In her early fifties Sandy Broyard lost the man she had married at 23, long-time book critic, book review editor, and essayist for The New York Times, Anatole Broyard. Standby is her memoir of the time immediately preceding her husband's death to five years later, when she had achieved a sort of peace, but was still mourning Anatole. This is Sandy's story, but Anatole is a large presence in it, and there is a sense that his rather forceful character left a larger than life imprint. The result is that Standby is like the memoir of a relationship, one partner emerging with an unfamiliar freedom overshadowed by grief.

Sandy Broyard is a trained dancer, a psychotherapist, social worker, and now writer; clearly a woman with a formidable range of talents. In 1990 her husband died of prostate cancer, a debilitating, painful, and rapidly progressive disease. The early pages of the memoir recount the effect of the illness on a proudly athletic and physical man. Reflections on the cruelty of a sudden physical decline recur as a motif throughout the book. Brought low by grief, Broyard is at times helpless as she deals with the usual raft of practical and emotional tasks that attend the death of a spouse and life as a widow. In Broyard's case she was also faced with the death of her brother in the same year and, soon after, her own surgical treatment for cancer. Death and mortality are ghostly companions that stalk the pages.

The title of the book is taken from the periods of waiting for the ferry to Martha's Vineyard where Broyard lives much of the time. Indeed "standby" is something of a metaphor for the uncertain pause in Broyard's life as she contemplates a future without her life partner. At times it seems some new normality is emerging; the possibility of a new relationship, a change in location, the resumption of her interest in dancing. But as Broyard comments in one of many reflections on the finality of death, there is no end to the loss, and no balm that can finally soothe the pain of loss. Broyard explores some fairly far out therapies, including "soul retrieval" with the shaman River. Having established that there are soul fragments which Broyard needs to reclaim, River places her mouth on Broyard's head and blows back the errant fragments. At another point Broyard talks about getting in touch with her ditzy blonde, a down to earth and self deprecating commentary on her struggle with grief.

Broyard talks a lot about her husband's writing; how important it was to him, and how driven to perfection he was. Anatole comes across as somewhat irascible. The word "impatient" is used frequently, and I had the feeling that Broyard's reflections are not those that could have easily been shared with the living Anatole. Indeed, there is a lot about Anatole that is not told in this memoir. That is understandable; a shared life will contain mysteries that are known only to those who share them. But much that is not discussed in this memoir is well known publicly, and must surely have been as pertinent in death as it was in life. Anatole Broyard was not an ordinary man, and a lifelong relationship with him must have been anything but ordinary.

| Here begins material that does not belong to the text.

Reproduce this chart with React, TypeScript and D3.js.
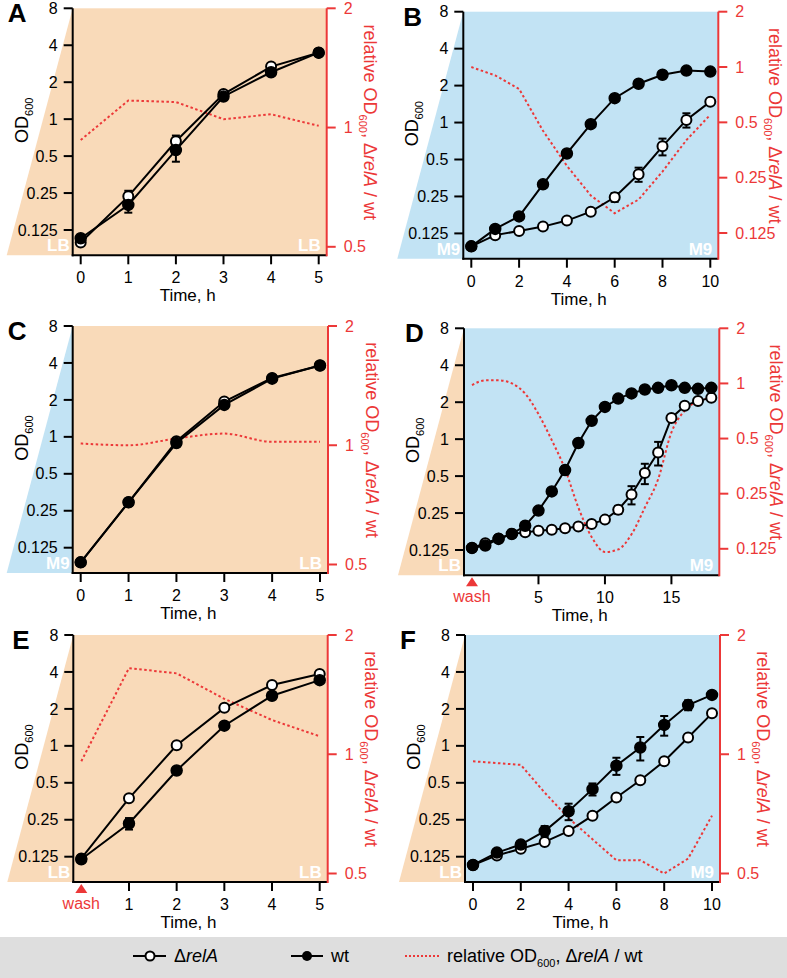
import React from 'react';
import * as d3 from 'd3';

const FONT = '"Liberation Sans", Arial, Helvetica, sans-serif';
const PEACH = '#f9dab9';
const BLUE = '#c2e3f4';
const RED = '#ec3838';

const leftTicks = [0.125, 0.25, 0.5, 1, 2, 4, 8];
const leftTickLabels = ['0.125', '0.25', '0.5', '1', '2', '4', '8'];
const ratioTicksShort = [0.5, 1, 2];
const ratioTicksShortLabels = ['0.5', '1', '2'];
const ratioTicksLong = [0.125, 0.25, 0.5, 1, 2];
const ratioTicksLongLabels = ['0.125', '0.25', '0.5', '1', '2'];

// Panel A (LB -> LB)
const timeA = [0, 1, 2, 3, 4, 5];
const relA_A = [0.099, 0.235, 0.66, 1.6, 2.68, 3.48];
const relAErr_A = [0, 0.026, 0.075, 0.06, 0, 0];
const wt_A = [0.107, 0.2, 0.56, 1.53, 2.41, 3.48];
const wtErr_A = [0, 0.027, 0.11, 0.07, 0, 0];
const ratio_A = [0.93, 1.17, 1.16, 1.05, 1.08, 1.01];
const xTicksA = [0, 1, 2, 3, 4, 5];

// Panel B (M9 -> M9)
const timeB = [0, 1, 2, 3, 4, 5, 6, 7, 8, 9, 10];
const relA_B = [0.098, 0.121, 0.131, 0.142, 0.159, 0.188, 0.246, 0.379, 0.64, 1.05, 1.48];
const relAErr_B = [0, 0, 0, 0, 0, 0, 0.02, 0.05, 0.1, 0.14, 0];
const wt_B = [0.098, 0.136, 0.172, 0.314, 0.56, 0.97, 1.58, 2.07, 2.45, 2.65, 2.6];
const wtErr_B = [0, 0, 0, 0, 0, 0, 0, 0, 0, 0, 0];
const ratio_B = [1.0, 0.9, 0.76, 0.45, 0.29, 0.2, 0.16, 0.19, 0.27, 0.4, 0.55];
const xTicksB = [0, 2, 4, 6, 8, 10];

// Panel C (M9 -> LB)
const timeC = [0, 1, 2, 3, 4, 5];
const relA_C = [0.095, 0.293, 0.92, 1.94, 3.02, 3.81];
const relAErr_C = [0, 0, 0, 0, 0, 0];
const wt_C = [0.095, 0.293, 0.89, 1.82, 2.98, 3.81];
const wtErr_C = [0, 0, 0, 0, 0, 0];
const ratio_C = [1.01, 1.0, 1.04, 1.07, 1.02, 1.02];
const xTicksC = [0, 1, 2, 3, 4, 5];

// Panel D (LB -> wash -> M9)
const timeD = [0, 1, 2, 3, 4, 5, 6, 7, 8, 9, 10, 11, 12, 13, 14, 15, 16, 17, 18];
const relA_D = [0.13, 0.142, 0.155, 0.169, 0.174, 0.179, 0.183, 0.188, 0.194, 0.204, 0.221, 0.266, 0.354, 0.53, 0.78, 1.49, 1.87, 2.05, 2.17];
const relAErr_D = [0, 0, 0, 0, 0, 0, 0, 0, 0, 0, 0, 0.02, 0.06, 0.1, 0.17, 0.08, 0, 0, 0];
const wt_D = [0.13, 0.136, 0.154, 0.169, 0.197, 0.262, 0.375, 0.56, 0.93, 1.41, 1.83, 2.14, 2.36, 2.54, 2.62, 2.75, 2.62, 2.57, 2.62];
const wtErr_D = [0, 0, 0, 0, 0, 0, 0, 0.045, 0.06, 0, 0, 0, 0, 0, 0, 0, 0, 0, 0];
const ratio_D = [0.98, 1.04, 1.04, 1.0, 0.88, 0.68, 0.49, 0.34, 0.21, 0.145, 0.12, 0.124, 0.15, 0.21, 0.3, 0.54, 0.71, 0.8, 0.83];
const xTicksD = [5, 10, 15];

// Panel E (LB -> wash -> LB)
const timeE = [0, 1, 2, 3, 4, 5];
const relA_E = [0.121, 0.374, 1.01, 2.04, 3.13, 3.85];
const relAErr_E = [0, 0, 0, 0, 0, 0];
const wt_E = [0.119, 0.233, 0.63, 1.46, 2.56, 3.43];
const wtErr_E = [0, 0.025, 0.035, 0, 0, 0];
const ratio_E = [0.96, 1.65, 1.6, 1.38, 1.22, 1.11];
const xTicksE = [1, 2, 3, 4, 5];

// Panel F (LB -> M9)
const timeF = [0, 1, 2, 3, 4, 5, 6, 7, 8, 9, 10];
const relA_F = [0.107, 0.128, 0.145, 0.165, 0.202, 0.27, 0.38, 0.525, 0.75, 1.17, 1.84];
const relAErr_F = [0, 0, 0, 0, 0, 0, 0, 0, 0, 0, 0];
const wt_F = [0.107, 0.135, 0.157, 0.202, 0.293, 0.444, 0.69, 0.97, 1.48, 2.15, 2.6];
const wtErr_F = [0, 0, 0.01, 0.02, 0.045, 0.05, 0.11, 0.21, 0.27, 0.2, 0];
const ratio_F = [0.96, 0.95, 0.94, 0.8, 0.69, 0.61, 0.54, 0.54, 0.5, 0.545, 0.7];
const xTicksF = [0, 2, 4, 6, 8, 10];

type PanelCfg = {
  letter: string; left: number; right: number; top: number; letterDx: number;
  wedge: string; plot: string; wedgeLabel: string; plotLabel: string;
  time: number[]; relA: number[]; relAErr: number[]; wt: number[]; wtErr: number[]; ratio: number[];
  xMax: number; xTicks: number[]; wash: boolean;
  ratioTicks: number[]; ratioLabels: string[]; ratioSpan: number; rTitleDx: number; smooth: boolean;
};

const panels: PanelCfg[] = [
  { letter: 'A', left: 72.7, right: 326.7, top: 8.3, letterDx: -65, wedge: PEACH, plot: PEACH, wedgeLabel: 'LB', plotLabel: 'LB',
    time: timeA, relA: relA_A, relAErr: relAErr_A, wt: wt_A, wtErr: wtErr_A, ratio: ratio_A, xMax: 5, xTicks: xTicksA, wash: false,
    ratioTicks: ratioTicksShort, ratioLabels: ratioTicksShortLabels, ratioSpan: 238.5, rTitleDx: 37, smooth: false },
  { letter: 'B', left: 463.3, right: 718.3, top: 11.7, letterDx: -60, wedge: BLUE, plot: BLUE, wedgeLabel: 'M9', plotLabel: 'M9',
    time: timeB, relA: relA_B, relAErr: relAErr_B, wt: wt_B, wtErr: wtErr_B, ratio: ratio_B, xMax: 10, xTicks: xTicksB, wash: false,
    ratioTicks: ratioTicksLong, ratioLabels: ratioTicksLongLabels, ratioSpan: 221.3, rTitleDx: 51, smooth: false },
  { letter: 'C', left: 72.7, right: 328, top: 326, letterDx: -65, wedge: BLUE, plot: PEACH, wedgeLabel: 'M9', plotLabel: 'LB',
    time: timeC, relA: relA_C, relAErr: relAErr_C, wt: wt_C, wtErr: wtErr_C, ratio: ratio_C, xMax: 5, xTicks: xTicksC, wash: false,
    ratioTicks: ratioTicksShort, ratioLabels: ratioTicksShortLabels, ratioSpan: 238.5, rTitleDx: 38, smooth: true },
  { letter: 'D', left: 464, right: 719.3, top: 328.3, letterDx: -59, wedge: PEACH, plot: BLUE, wedgeLabel: 'LB', plotLabel: 'M9',
    time: timeD, relA: relA_D, relAErr: relAErr_D, wt: wt_D, wtErr: wtErr_D, ratio: ratio_D, xMax: 18, xTicks: xTicksD, wash: true,
    ratioTicks: ratioTicksLong, ratioLabels: ratioTicksLongLabels, ratioSpan: 220.5, rTitleDx: 51, smooth: true },
  { letter: 'E', left: 73.3, right: 327.7, top: 635, letterDx: -61, wedge: PEACH, plot: PEACH, wedgeLabel: 'LB', plotLabel: 'LB',
    time: timeE, relA: relA_E, relAErr: relAErr_E, wt: wt_E, wtErr: wtErr_E, ratio: ratio_E, xMax: 5, xTicks: xTicksE, wash: true,
    ratioTicks: ratioTicksShort, ratioLabels: ratioTicksShortLabels, ratioSpan: 238.5, rTitleDx: 37, smooth: false },
  { letter: 'F', left: 465, right: 720, top: 635, letterDx: -65, wedge: PEACH, plot: BLUE, wedgeLabel: 'LB', plotLabel: 'M9',
    time: timeF, relA: relA_F, relAErr: relAErr_F, wt: wt_F, wtErr: wtErr_F, ratio: ratio_F, xMax: 10, xTicks: xTicksF, wash: false,
    ratioTicks: ratioTicksShort, ratioLabels: ratioTicksShortLabels, ratioSpan: 238.5, rTitleDx: 37, smooth: false },
];

function Panel({ c }: { c: PanelCfg }) {
  const { left, right, top } = c;
  const bottom = top + 247;
  const x = d3.scaleLinear().domain([0, c.xMax]).range([left + 8, right - 8]);
  const y = d3.scaleLog().base(2).domain([0.125, 8]).range([top + 221.7, top]);
  const yr = d3.scaleLog().base(2).domain([c.ratioTicks[0], 2]).range([top + c.ratioSpan, top]);
  const line = d3.line<[number, number]>().x(d => x(d[0])).y(d => y(d[1]));
  const rline = d3.line<[number, number]>().x(d => x(d[0])).y(d => yr(d[1]))
    .curve(c.smooth ? d3.curveMonotoneX : d3.curveLinear);
  const relPts = c.time.map((t, i) => [t, c.relA[i]] as [number, number]);
  const wtPts = c.time.map((t, i) => [t, c.wt[i]] as [number, number]);
  const ratioPts = c.time.map((t, i) => [t, c.ratio[i]] as [number, number]);

  const errBars = (vals: number[], errs: number[], key: string) =>
    c.time.map((t, i) => {
      const e = errs[i];
      if (!e) return null;
      const cx = x(t);
      const y1 = y(vals[i] + e);
      const y2 = y(Math.max(vals[i] - e, 0.01));
      return (
        <g key={key + i} stroke="#000" strokeWidth={2}>
          <line x1={cx} x2={cx} y1={y1} y2={y2} />
          <line x1={cx - 4} x2={cx + 4} y1={y1} y2={y1} />
          <line x1={cx - 4} x2={cx + 4} y1={y2} y2={y2} />
        </g>
      );
    });

  const midX = (left + right) / 2 - 12;
  return (
    <g>
      <polygon points={`${left},${top} ${left},${bottom} ${left - 66},${bottom}`} fill={c.wedge} />
      <rect x={left} y={top} width={right - left} height={bottom - top} fill={c.plot} />
      <text x={left - 3} y={bottom - 4} textAnchor="end" fontWeight="bold" fontSize={17} fill="#fff">{c.wedgeLabel}</text>
      <text x={right - 6} y={bottom - 4} textAnchor="end" fontWeight="bold" fontSize={17} fill="#fff">{c.plotLabel}</text>

      {/* ratio line */}
      <path d={rline(ratioPts) || ''} fill="none" stroke={RED} strokeWidth={2} strokeDasharray="2.5,2.5" />

      {/* data lines */}
      <path d={line(relPts) || ''} fill="none" stroke="#000" strokeWidth={2} />
      <path d={line(wtPts) || ''} fill="none" stroke="#000" strokeWidth={2} />
      {errBars(c.relA, c.relAErr, 'ea')}
      {errBars(c.wt, c.wtErr, 'ew')}
      {relPts.map((p, i) => (
        <circle key={'r' + i} cx={x(p[0])} cy={y(p[1])} r={5} fill="#fff" stroke="#000" strokeWidth={2} />
      ))}
      {wtPts.map((p, i) => (
        <circle key={'w' + i} cx={x(p[0])} cy={y(p[1])} r={5.5} fill="#000" stroke="#000" strokeWidth={1.5} />
      ))}

      {/* left axis */}
      <line x1={left} x2={left} y1={top} y2={bottom + 1} stroke="#000" strokeWidth={2} />
      {leftTicks.map((t, i) => (
        <g key={'lt' + i}>
          <line x1={left - 9} x2={left} y1={y(t)} y2={y(t)} stroke="#000" strokeWidth={2} />
          <text x={left - 15} y={y(t)} dy="0.35em" textAnchor="end" fontSize={16}>{leftTickLabels[i]}</text>
        </g>
      ))}
      <text transform={`translate(${left - 45},${top + 112}) rotate(-90)`} textAnchor="middle" fontSize={18}>
        OD<tspan fontSize={11} dy={5}>600</tspan>
      </text>

      {/* bottom axis */}
      <line x1={left - 1} x2={right} y1={bottom} y2={bottom} stroke="#000" strokeWidth={2} />
      {c.xTicks.map((t, i) => (
        <g key={'xt' + i}>
          <line x1={x(t)} x2={x(t)} y1={bottom} y2={bottom + 9} stroke="#000" strokeWidth={2} />
          <text x={x(t)} y={bottom + 28} textAnchor="middle" fontSize={16}>{String(t)}</text>
        </g>
      ))}
      {c.wash && (
        <g>
          <polygon points={`${x(0) - 6},${bottom + 11} ${x(0) + 6},${bottom + 11} ${x(0)},${bottom + 2}`} fill={RED} />
          <text x={x(0)} y={bottom + 27} textAnchor="middle" fontSize={16} fill={RED}>wash</text>
        </g>
      )}
      <text x={midX} y={bottom + 46} textAnchor="middle" fontSize={17}>Time, h</text>

      {/* right axis */}
      <line x1={right} x2={right} y1={top} y2={bottom + 1} stroke={RED} strokeWidth={2} />
      {c.ratioTicks.map((t, i) => (
        <g key={'rt' + i}>
          <line x1={right} x2={right + 9} y1={yr(t)} y2={yr(t)} stroke={RED} strokeWidth={2} />
          <text x={right + 17} y={yr(t)} dy="0.35em" textAnchor="start" fontSize={16} fill={RED}>{c.ratioLabels[i]}</text>
        </g>
      ))}
      <text transform={`translate(${right + c.rTitleDx},${top + 114}) rotate(90)`} textAnchor="middle" fontSize={18} fill={RED}>
        relative OD<tspan fontSize={11} dy={5}>600</tspan><tspan dy={-5}>, Δ</tspan><tspan fontStyle="italic">relA</tspan> / wt
      </text>

      <text x={left + c.letterDx} y={top + 14} fontSize={26} fontWeight="bold">{c.letter}</text>
    </g>
  );
}

export default function App() {
  const ly = 956;
  return (
    <svg width={787} height={978} style={{ position: 'absolute', left: 0, top: 0, display: 'block', background: '#fff' }}
      fontFamily={FONT}>
      <rect x={0} y={0} width={787} height={978} fill="#fff" />
      {panels.map(p => <Panel key={p.letter} c={p} />)}
      <rect x={0} y={937} width={787} height={41} fill="#dedede" />
      <g>
        <line x1={133} x2={166} y1={ly} y2={ly} stroke="#000" strokeWidth={2} />
        <circle cx={150} cy={ly} r={4.5} fill="#fff" stroke="#000" strokeWidth={2} />
        <text x={174} y={ly + 6} fontSize={18}>Δ<tspan fontStyle="italic">relA</tspan></text>
        <line x1={291} x2={323} y1={ly} y2={ly} stroke="#000" strokeWidth={2} />
        <circle cx={307} cy={ly} r={5} fill="#000" />
        <text x={331} y={ly + 6} fontSize={18}>wt</text>
        <line x1={405} x2={439} y1={ly} y2={ly} stroke={RED} strokeWidth={2} strokeDasharray="2,2" />
        <text x={447} y={ly + 6} fontSize={18}>
          relative OD<tspan fontSize={11} dy={5}>600</tspan><tspan dy={-5}>, Δ</tspan><tspan fontStyle="italic">relA</tspan> / wt
        </text>
      </g>
    </svg>
  );
}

There is at times a whimsical tone to Broyard's writing. Day to day accounts of mundane events are laced with childhood memories, especially of a trip to her ancestral home of Norway. The sense is that the calamity of her losses requires a thorough revision of her life. Every important memory needs to be re-experienced, as if by a new person. Events and experiences are recounted in detail and, at times, frenetically. The work feels unedited in places, with random musings attached to descriptions, showing the chance meanings that sometimes appear immanent in innocent coincidences. The style of the book captures the mood of journal notes made in unguarded moments as thoughts flood in uninvited, lead in seemingly random directions, always returning to the themes of grief and loss. There are perhaps too many reminders that Anatole wrote his own memoir, "Intoxicated by My Illness", occasioned no doubt by Broyard's work in editing Anatole's unfinished writing.

At heart Standby is a memoir of grief, a grief that is palpable on the page. It offers no remedies or simple solutions, but portrays grief as a many-sided experience; the constant companion of the bereaved. Yet even in the persistent presence of grief Broyard's memoir is a testament to continuity and resilience.